We had grilled cheese and soup, in case you were wondering

I used to dread Tuesday nights during the summer. My husband has a standing rehearsal on Tuesday evenings, and my grandfather is at a mid-week farmer’s market. Just me and Grandma for dinner. With a long history of tense relations (which I’ve talked about most recently here), it’s become habit to view the night with a pretty high level of apprehension. Nothing overly bad usually happens, it’s just the lack of a, erm, “human shield” that makes it worse than other nights.

Even now, with my heart working back to a healthy place, and her mood so much better (mainly because she feels better, I think), it can be difficult to look forward to these evenings alone with her with any sort of relish. She and I are very different, and it can be hard to simply be friends with her. Sometimes it’s hard to get conversation started. After totally shutting down my emotional connection with her for a while, I’m having to relearn how to talk to her, how to enjoy her again.

Tonight felt like a big step forward to me. It was awkward, at first. I was tempted to turn on the news simply to fill the silence in between my insipid (but friendly) comments about our dinner (which was delicious, by the by). But I powered through, and eventually we landed on a topic that sparked some shared interest: the farm. One story led to another, and low and behold: a conversation! A real, live, adult conversation we both enjoyed! When all was said and done (including the dishes), we had spent over an hour over dinner and beyond, talking and smiling, and generally getting along like family is supposed to. It was lovely.

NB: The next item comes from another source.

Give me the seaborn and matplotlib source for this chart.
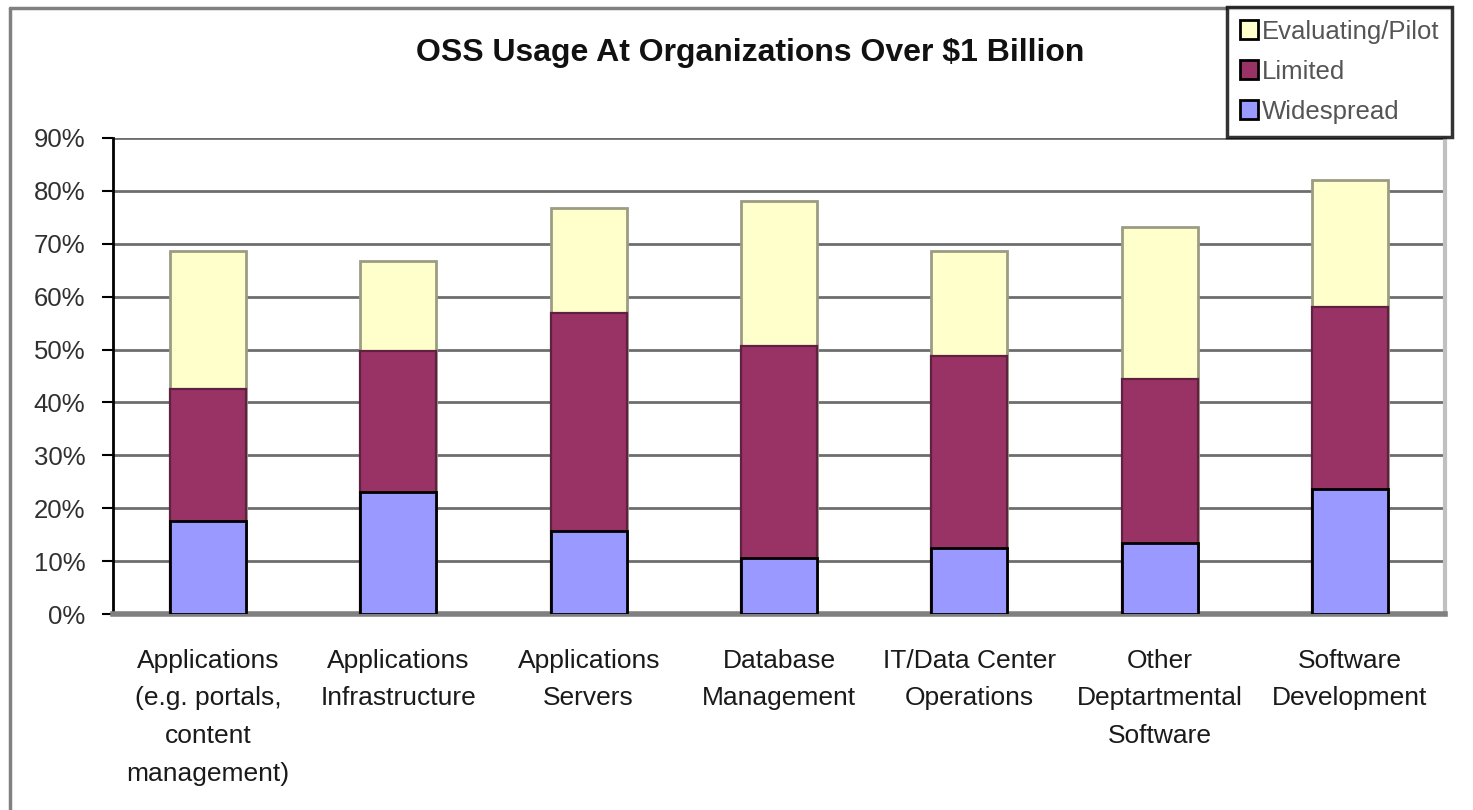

My favorite story of the evening:

“You know that summer we [my grandparents, and my mom and her sisters] spent in Florida? Well, a couple weeks before we left, your grandpa and I were at a conference in Boston, and a fellow asked grandpa if he wanted a summer job working for the Aerospace program designing a computer for a big, long-term shuttle they were designing. He said, um, yes! It took us 10 days from the time he got the offer to decide we were going and actually leaving, plus two days that the government spent talking to our neighbors to make sure we were good people. Anyhow. before we got the offer, we had already planted an early summer garden out there [waves to the side yard], and we had planted those Ace beets. You know the ones? That are good early or late? Well, when we got back at the end of the summer, they were the size of your head! We didn’t think there was any chance they’d be any good anymore, but we cut one up into pieces the size you would normally serve, and we steamed them, and they were perfectly tender and tasty! We couldn’t believe it! We canned a lot of pickled beets that fall.”